I saw Rob the day before he killed himself. We were going to have lunch and I called him when I pulled up to his apartment in Long Beach.
“Yo,” he said groggily like he had just woken up.
“Yo, I’m downstairs. Thought maybe we can go to Din Tai Fung for soup dumplings,” I said. “It’s a little bit of a hike but I don’t have to be anywhere.”
“I don’t know if I have enough time to do it today,” he said, “but I’ll be down in a minute.”
When Rob got into my car he had changed his mind, so we headed to the Del Amo Mall in Torrance. I hadn’t seen him in a few weeks as I was in the midst of something called “detaching with love,” a coping strategy Caryn learned and passed along to me from her Families Anonymous group. Rob had long been an unreliable narrator and his latest story had been a doozy about owing back rent and borrowing thousands of dollars from a shady loan shark who had threatened him with bodily harm if he was late with his payments. There was always a germ of truth in Rob’s stories and this one involved even more disturbing details, but I was going through some of my own shit at the time, mainly looking for a new job, and I just couldn’t deal with more of his.

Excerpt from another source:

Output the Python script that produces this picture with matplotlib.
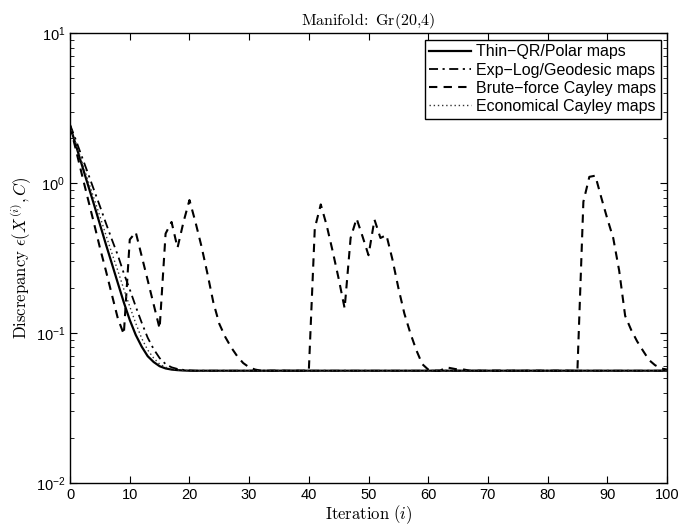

Rob looked tired and a little more disheveled than usual. His desert boots were all beat up and the laces were broken. He was growing a beard that was coming in unevenly.
“This could be the first time the three of us have beards,” I said.
“Yeah, I never get to grow one because they’re not big on facial hair in the restaurant industry,” Rob explained, all of a sudden sounding like Tom Colicchio.
I started to pepper him with the usual questions–mainly what was going on at his jobs. He was juggling three or four minimum wage gigs trying to make ends meet and I knew he wasn’t sleeping much, which had become fairly typical for Rob. For the past year, he worked the graveyard shift as a food and beverage supervisor at a run-down casino. So he was pretty much always just waking up when I saw him for lunch on Saturday afternoons.
“Dad, can we pass on the job questions today?” he asked. “I really don’t feel like talking about it. This is my one break from all that shit so let’s just talk about something else.”
We were both pretty quiet for the rest of the ride. He was on his phone, reading through his Reddit feed while I was thinking of things not to say.
We slipped back into a more familiar routine as soon as we sat down at the table. Rob began to fill in the menu ticket without even asking, just like we always did it–three orders of pork soup dumplings, fried pork chop, chicken fried noodles, lemon ice tea for me and a Strawberry Mango Slush smoothie for him. It sounds like a lot of food but we always polished it off. Everything seemed normal. It was just another unremarkable day of us hanging out together.
I’m going to stop here for a moment because it just hit me that I’m replaying everything in my head, searching for any clue that may have been right in front of me on that day–like if I somehow could’ve seen something out of the ordinary I maybe could’ve prevented all of this from happening or at least reached out to help him. I’m looking for clues so I won’t feel guilty about not seeing how much pain he was in. I’m basically looking to turn back time so I don’t have to live in a world without Rob.
I can’t remember the exact details of our conversation that afternoon because we always talked about random bullshit, but I do recall how nice he was to our waitress, who was wearing a “trainee” tag. He was always uncharacteristically courteous to the servers and bus boys and insisted that I tip at least 20 percent all the time. “They bust their ass. Cough up a buck, you cheap bastard,” he’d joke, quoting from Reservoir Dogs, one of our favorite movies.
The only other piece of pertinent information I do remember is him talking about the Navy. A friend of his had recently enlisted and Rob was thinking of doing the same. He actually went as far as taking a psych eval but failed because of his 5150 hold from last year when he was suicidal and admitted for a three-day psychiatric hospitalization. As I sit here writing these words, it’s easy to see how desperate he was to find an escape.
A writer friend had given me a Starbucks gift card for the holidays which I hadn’t used, so I gave it to Rob because he was a fan. He always ordered his coffee online and then went across the street to pick it up because it was some ridiculous combination of 12 different ingredients, which was just so Rob.
On the ride home, he played me a few new songs that Zach had turned him onto by Watsky, Boogie, 2Young and a bunch of other names I’ve never heard of, and then he mentioned that he hadn’t received his 1099 from the casino and how he was anxious to get his taxes done because he usually got a refund and could really use the money.
When we got back to his apartment building, I said that we’ll talk soon, fist bumped with him and then he said the words he always said when I dropped him off, my favorite four words in the world, the last words he ever said to me: “I love you, Dad.”
Your longing for clues is so poignant, so normal, and likely, so futile. You loved him well in all the time you could… and nothing you could have said or done would have ensured this could not happen. He is free of the sorrows of his life, now. May this certainty lend you some degree of comfort in lieu of answers that cannot suffice.